Saat Sri Lanka dilanda tuduhan kejahatan perang sehingga AS mematikan aliran bantuannya dan Uni Eropa menolak menandatangani perjanjian kerjasama dagang di pertengahan 2000an, Cina hadir menggandeng Sri Lanka. Hasilnya adalah proyek infrastruktur berskala besar termasuk pelabuhan, terminal kontainer, bandara internasional, dan beruas-ruas jalan raya yang baru. Semuanya dimaksudkan untuk menyaingi Singapura dan Dubai, dan melibatkan zona industri baru seluas 60 ribu meter per segi.
Jalur kereta barang dari Yiwu ke London juga tak jauh berbeda. Semuanya bermuara dari hasil referendum Brexit yang memutuskan Inggris keluar dari Uni Eropa. Keputusan ini lambat laun, dan sedikit banyak, akan menghambat hubungan perdagangan Inggris dengan negara-negara Eropa lain. Sadar akan situasi tersebut, Cina pun memanfaatkan celah tersebut. Menurut Shepar, Cina adalah alternatif yang lebih potensial ketimbang negara-negara sahabat Inggris di Asia Timur lain.
Visi ini dikemukakan profesor Studi Cina dan Asia di King's College, London, Kerry Brown. Kepada thediplomat.com, ia mengatakan bahwa Cina adalah kawan baru yang baik sebab sedang mengalami pertumbuhan ekonomi yang tinggi dan menjanjikan. Baginya, sudah bukan zamannya Inggris menganggap Cina sebagai negara antah berantah.
Ia menyoroti bahwa tiba-tiba janji perdagangan dengan Cina di masa lampau telah terealisasi dengan lebih cepat ketimbang yang diharapkan atau diduga sebelumnya. Kurang setahun Brexit terjadi, kereta barang langsung dari Cina sudah tiba di London.
Rencana besar telah disiapkan antara pemerintah Cina dan Inggris, termasuk pabrik nuklir Hinkley Point, potensi sebesar $2,12 miliar dari pembangunan distrik keuangan baru di dermaga lama East End, London, dan pembangunan proyek Spire London, perumahan tertinggi di Eropa yang berada di daerah Canary Wharf. Menurut CBRE Group Inc., perusahaan Cina menginvestasikan sekitar $5 miliar pada bisnis properti di London pada 2016.
Namun Brown juga mengingatkan kerja sama dengan Cina bisa menjadikan Inggris lebih lemah di hadapan Cina.

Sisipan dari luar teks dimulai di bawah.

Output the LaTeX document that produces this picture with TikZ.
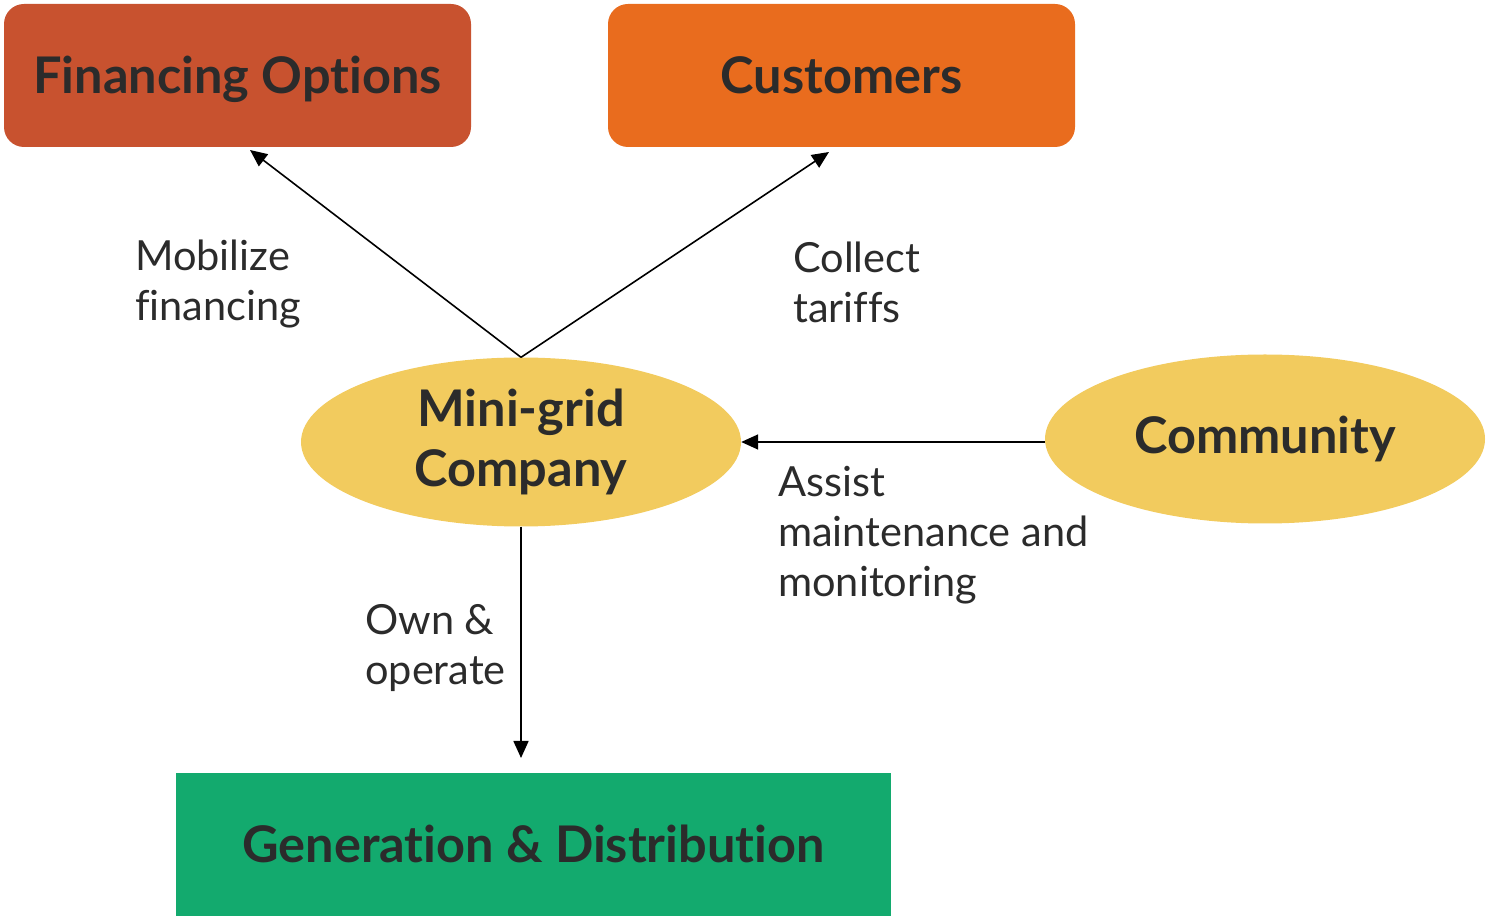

Inggris akan memiliki tingkat ketergantungan yang lebih tinggi dibandingkan sebelumnya, plus lebih rentan secara ekonomi. Sebab, bagi Brown, meski dua negara sedang bekerja sama, namun yang tak boleh dilupakan bahwa keduanya juga sedang bersaing. Brexit, sayangnya, membuat daya saing Inggris cenderung menurun. Kerja sama dengan Cina dianggap Brown sebagai tanda kekalahan dan keputusasaan.
“Ini (Brexit) adalah hasil yang menyedihkan. Cina memiliki ikan yang lebih besar untuk digoreng (keuntungan ekonomi yang lebih besar—red). Kerja sama ini nantinya akan lebih terlihat sebagai pemberian rasa kasihan yang sporadis, diselingi kenangan akan masa lalu ketika Inggris masih dianggap oleh negara lain, bahkan oleh Cina sendiri,” paparnya.